Material:
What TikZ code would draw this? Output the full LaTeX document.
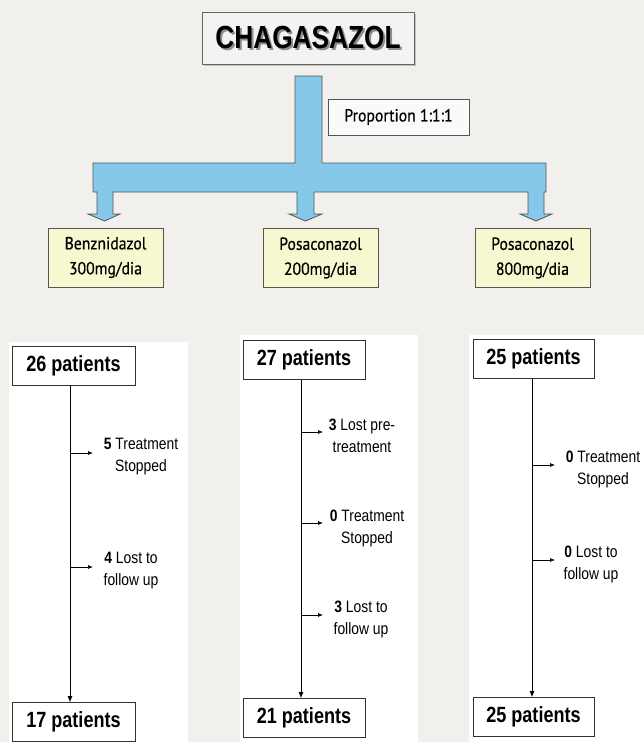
\documentclass[tikz,border=0pt]{standalone}
\usepackage{fontspec}
\setmainfont{Liberation Sans}
\newfontfamily\narrowsans[FakeStretch=0.82]{Liberation Sans}
\newfontfamily\labelsans[FakeStretch=0.84]{Liberation Sans}
\newfontfamily\humsans[FakeStretch=0.9,FakeBold=0.6]{PT Sans}
\usetikzlibrary{arrows.meta}
\definecolor{bg}{HTML}{F1F0EC}
\definecolor{barblue}{HTML}{86C8E9}
\definecolor{drugyellow}{HTML}{F7F7D0}
\definecolor{titlegray}{HTML}{F3F3F3}
\definecolor{edgegray}{HTML}{555555}
\begin{document}
\begin{tikzpicture}[x=1pt,y=-1pt,
  drugbox/.style={draw=edgegray, fill=drugyellow, line width=0.8pt, minimum width=115pt, minimum height=59pt, align=center, font=\humsans\fontsize{17.5}{25}\selectfont, inner sep=0pt},
  ptbox/.style={draw=black!80, fill=white, line width=0.8pt, minimum width=122pt, minimum height=39pt, inner sep=0pt, font=\narrowsans\bfseries\fontsize{22}{26}\selectfont},
  lossnote/.style={align=center, font=\labelsans\fontsize{16.5}{22}\selectfont, inner sep=0pt},
  flow/.style={line width=0.7pt, -{Latex[length=6pt,width=5pt]}},
  branch/.style={line width=0.7pt, -{Latex[length=5pt,width=4pt]}},
  panel/.style={fill=white, draw=none}
]
\useasboundingbox (0,0) rectangle (644,742);
\fill[bg] (0,0) rectangle (644,742);

% white panels
\fill[panel] (9,342) rectangle (188,742);
\fill[panel] (240,335) rectangle (418,742);
\fill[panel] (469,335) rectangle (644,742);

% title
\fill[black!25] (204,14) rectangle (416,66);
\node[draw=black!60, fill=titlegray, line width=0.8pt, minimum width=212pt, minimum height=52pt, inner sep=0pt, text=black, font=\narrowsans\bfseries\fontsize{32}{36}\selectfont] (title) at (308,38) {\rlap{\raisebox{-2pt}{\hspace{2pt}\textcolor{black!45}{CHAGASAZOL}}}CHAGASAZOL};

% blue distribution shape
\filldraw[fill=barblue, draw=edgegray, line width=0.8pt]
  (295,76) -- (322,76) -- (322,163) -- (546,163) -- (546,192) -- (544,192)
  -- (544,214) -- (552,214) -- (536,221) -- (520,214) -- (528,214) -- (528,192)
  -- (314,192) -- (314,214) -- (322,214) -- (305.5,221) -- (289,214) -- (297,214) -- (297,192)
  -- (113,192) -- (113,214) -- (120,214) -- (104.5,221) -- (88,214) -- (97,214) -- (97,192)
  -- (93,192) -- (93,163) -- (295,163) -- cycle;

\node[draw=edgegray, fill=white!60!titlegray, line width=0.8pt, minimum width=141pt, minimum height=36pt, inner sep=0pt, font=\humsans\fontsize{17.5}{20}\selectfont] (prop) at (398.5,117) {Proportion 1:1:1};

% drug boxes
\node[drugbox] (benz) at (105.5,257.5) {Benznidazol\\300mg/dia};
\node[drugbox] (pos200) at (320.5,258) {Posaconazol\\200mg/dia};
\node[drugbox] (pos800) at (532.5,258) {Posaconazol\\800mg/dia};

% column 1
\node[ptbox, minimum width=123pt] (c1top) at (73.5,365.5) {26 patients};
\node[ptbox, minimum width=123pt] (c1bot) at (73.5,722) {17 patients};
\draw[flow] ([xshift=-3.5pt]c1top.south) -- ([xshift=-3.5pt]c1bot.north);
\coordinate (c1a) at (70,453);
\coordinate (c1b) at (70,567);
\draw[branch] (c1a) -- ++(23,0);
\draw[branch] (c1b) -- ++(23,0);
\node[lossnote] (n1a) at (141,457) {\textbf{5} Treatment\\Stopped};
\node[lossnote] (n1b) at (131,571) {\textbf{4} Lost to\\follow up};

% column 2
\node[ptbox] (c2top) at (304,360) {27 patients};
\node[ptbox] (c2bot) at (304,718) {21 patients};
\draw[flow] ([xshift=-3pt]c2top.south) -- ([xshift=-3pt]c2bot.north);
\coordinate (c2a) at (301,432);
\coordinate (c2b) at (301,523);
\coordinate (c2c) at (301,615);
\draw[branch] (c2a) -- ++(22,0);
\draw[branch] (c2b) -- ++(22,0);
\draw[branch] (c2c) -- ++(22,0);
\node[lossnote] (n2a) at (362,436) {\textbf{3} Lost pre-\\treatment};
\node[lossnote] (n2b) at (367,528) {\textbf{0} Treatment\\Stopped};
\node[lossnote] (n2c) at (361,619) {\textbf{3} Lost to\\follow up};

% column 3
\node[ptbox, minimum width=121pt] (c3top) at (533.5,359) {25 patients};
\node[ptbox, minimum width=121pt] (c3bot) at (533.5,717) {25 patients};
\draw[flow] ([xshift=-1.5pt]c3top.south) -- ([xshift=-1.5pt]c3bot.north);
\coordinate (c3a) at (532,465);
\coordinate (c3b) at (532,560);
\draw[branch] (c3a) -- ++(23,0);
\draw[branch] (c3b) -- ++(23,0);
\node[lossnote] (n3a) at (603,469) {\textbf{0} Treatment\\Stopped};
\node[lossnote] (n3b) at (591,564) {\textbf{0} Lost to\\follow up};
\end{tikzpicture}
\end{document}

Your task: Reproduce each line exactly as it appears, omitting the pictures.

Exercise answer:
What TikZ code would draw this? Output the full LaTeX document.
\documentclass[tikz,border=0pt]{standalone}
\usepackage{fontspec}
\setmainfont{Liberation Sans}
\newfontfamily\narrowsans[FakeStretch=0.82]{Liberation Sans}
\newfontfamily\labelsans[FakeStretch=0.84]{Liberation Sans}
\newfontfamily\humsans[FakeStretch=0.9,FakeBold=0.6]{PT Sans}
\usetikzlibrary{arrows.meta}
\definecolor{bg}{HTML}{F1F0EC}
\definecolor{barblue}{HTML}{86C8E9}
\definecolor{drugyellow}{HTML}{F7F7D0}
\definecolor{titlegray}{HTML}{F3F3F3}
\definecolor{edgegray}{HTML}{555555}
\begin{document}
\begin{tikzpicture}[x=1pt,y=-1pt,
  drugbox/.style={draw=edgegray, fill=drugyellow, line width=0.8pt, minimum width=115pt, minimum height=59pt, align=center, font=\humsans\fontsize{17.5}{25}\selectfont, inner sep=0pt},
  ptbox/.style={draw=black!80, fill=white, line width=0.8pt, minimum width=122pt, minimum height=39pt, inner sep=0pt, font=\narrowsans\bfseries\fontsize{22}{26}\selectfont},
  lossnote/.style={align=center, font=\labelsans\fontsize{16.5}{22}\selectfont, inner sep=0pt},
  flow/.style={line width=0.7pt, -{Latex[length=6pt,width=5pt]}},
  branch/.style={line width=0.7pt, -{Latex[length=5pt,width=4pt]}},
  panel/.style={fill=white, draw=none}
]
\useasboundingbox (0,0) rectangle (644,742);
\fill[bg] (0,0) rectangle (644,742);

% white panels
\fill[panel] (9,342) rectangle (188,742);
\fill[panel] (240,335) rectangle (418,742);
\fill[panel] (469,335) rectangle (644,742);

% title
\fill[black!25] (204,14) rectangle (416,66);
\node[draw=black!60, fill=titlegray, line width=0.8pt, minimum width=212pt, minimum height=52pt, inner sep=0pt, text=black, font=\narrowsans\bfseries\fontsize{32}{36}\selectfont] (title) at (308,38) {\rlap{\raisebox{-2pt}{\hspace{2pt}\textcolor{black!45}{CHAGASAZOL}}}CHAGASAZOL};

% blue distribution shape
\filldraw[fill=barblue, draw=edgegray, line width=0.8pt]
  (295,76) -- (322,76) -- (322,163) -- (546,163) -- (546,192) -- (544,192)
  -- (544,214) -- (552,214) -- (536,221) -- (520,214) -- (528,214) -- (528,192)
  -- (314,192) -- (314,214) -- (322,214) -- (305.5,221) -- (289,214) -- (297,214) -- (297,192)
  -- (113,192) -- (113,214) -- (120,214) -- (104.5,221) -- (88,214) -- (97,214) -- (97,192)
  -- (93,192) -- (93,163) -- (295,163) -- cycle;

\node[draw=edgegray, fill=white!60!titlegray, line width=0.8pt, minimum width=141pt, minimum height=36pt, inner sep=0pt, font=\humsans\fontsize{17.5}{20}\selectfont] (prop) at (398.5,117) {Proportion 1:1:1};

% drug boxes
\node[drugbox] (benz) at (105.5,257.5) {Benznidazol\\300mg/dia};
\node[drugbox] (pos200) at (320.5,258) {Posaconazol\\200mg/dia};
\node[drugbox] (pos800) at (532.5,258) {Posaconazol\\800mg/dia};

% column 1
\node[ptbox, minimum width=123pt] (c1top) at (73.5,365.5) {26 patients};
\node[ptbox, minimum width=123pt] (c1bot) at (73.5,722) {17 patients};
\draw[flow] ([xshift=-3.5pt]c1top.south) -- ([xshift=-3.5pt]c1bot.north);
\coordinate (c1a) at (70,453);
\coordinate (c1b) at (70,567);
\draw[branch] (c1a) -- ++(23,0);
\draw[branch] (c1b) -- ++(23,0);
\node[lossnote] (n1a) at (141,457) {\textbf{5} Treatment\\Stopped};
\node[lossnote] (n1b) at (131,571) {\textbf{4} Lost to\\follow up};

% column 2
\node[ptbox] (c2top) at (304,360) {27 patients};
\node[ptbox] (c2bot) at (304,718) {21 patients};
\draw[flow] ([xshift=-3pt]c2top.south) -- ([xshift=-3pt]c2bot.north);
\coordinate (c2a) at (301,432);
\coordinate (c2b) at (301,523);
\coordinate (c2c) at (301,615);
\draw[branch] (c2a) -- ++(22,0);
\draw[branch] (c2b) -- ++(22,0);
\draw[branch] (c2c) -- ++(22,0);
\node[lossnote] (n2a) at (362,436) {\textbf{3} Lost pre-\\treatment};
\node[lossnote] (n2b) at (367,528) {\textbf{0} Treatment\\Stopped};
\node[lossnote] (n2c) at (361,619) {\textbf{3} Lost to\\follow up};

% column 3
\node[ptbox, minimum width=121pt] (c3top) at (533.5,359) {25 patients};
\node[ptbox, minimum width=121pt] (c3bot) at (533.5,717) {25 patients};
\draw[flow] ([xshift=-1.5pt]c3top.south) -- ([xshift=-1.5pt]c3bot.north);
\coordinate (c3a) at (532,465);
\coordinate (c3b) at (532,560);
\draw[branch] (c3a) -- ++(23,0);
\draw[branch] (c3b) -- ++(23,0);
\node[lossnote] (n3a) at (603,469) {\textbf{0} Treatment\\Stopped};
\node[lossnote] (n3b) at (591,564) {\textbf{0} Lost to\\follow up};
\end{tikzpicture}
\end{document}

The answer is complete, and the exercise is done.